What would capping federal spending at 20% of GDP mean for states?

October 3, 2012 at 9:54 am

We have posted before about proposals to roll back federal spending to 2008 pre-recession levels, but now there is some analysis of what it would  mean to cap federal spending at 20 percent of GDP. The Economic Policy Institute’s blog has a post explaining that the impact on states would be significant:

…a little over 17 percent of non-interest federal spending flows directly to states (e.g., matching funds for Medicaid and unemployment insurance), and with a half trillion dollars in cumulative shortfalls that states have faced in the last few years and another $55 billion in shortfalls faced this year, states would have difficulty handling another blow to their budgets.

Their analysis finds that across the board, states would see a federal funding loss of at least 9  percent of total state expenditure– which is equivalent to 20 percent of states’ total general fund. The map  below shows how states would be impacted– the darker the color, the bigger the blow.
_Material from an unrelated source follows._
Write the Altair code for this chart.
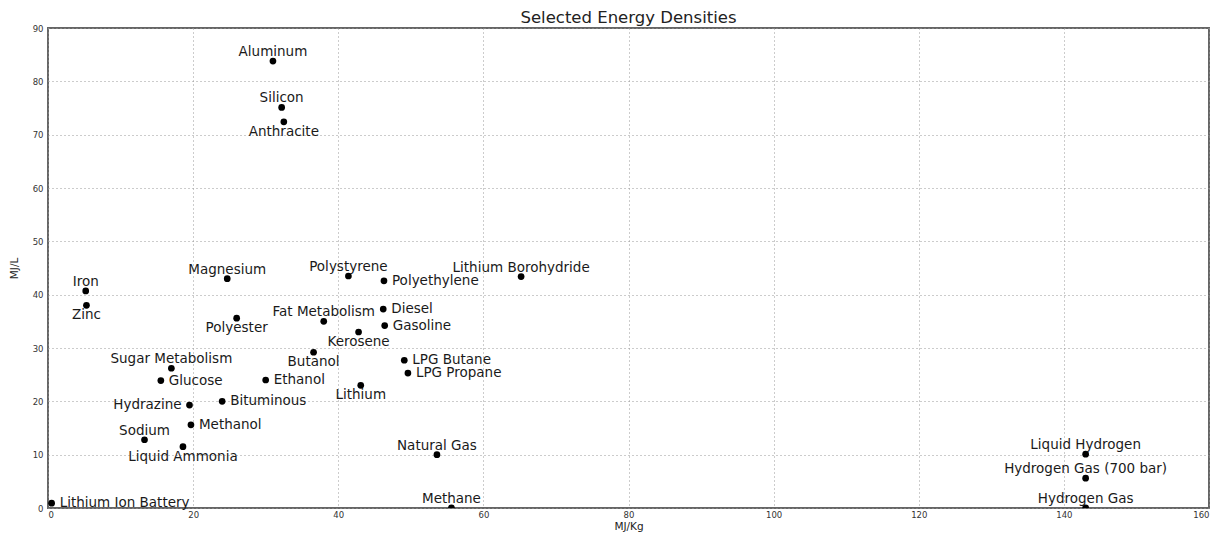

North Carolina falls among the mid-high range of impact, with a loss of $4.5 million, or 9.3 percent of total state expenditures.

EPI notes that this is a conservative estimate, as it is based on 2009 census data on state government finances, which is the most recent data available. The impact, therefore, would be worse if taking into account the fact that state expenditures have grown over the past few years which means that federal funds would be more today than they were in 2009.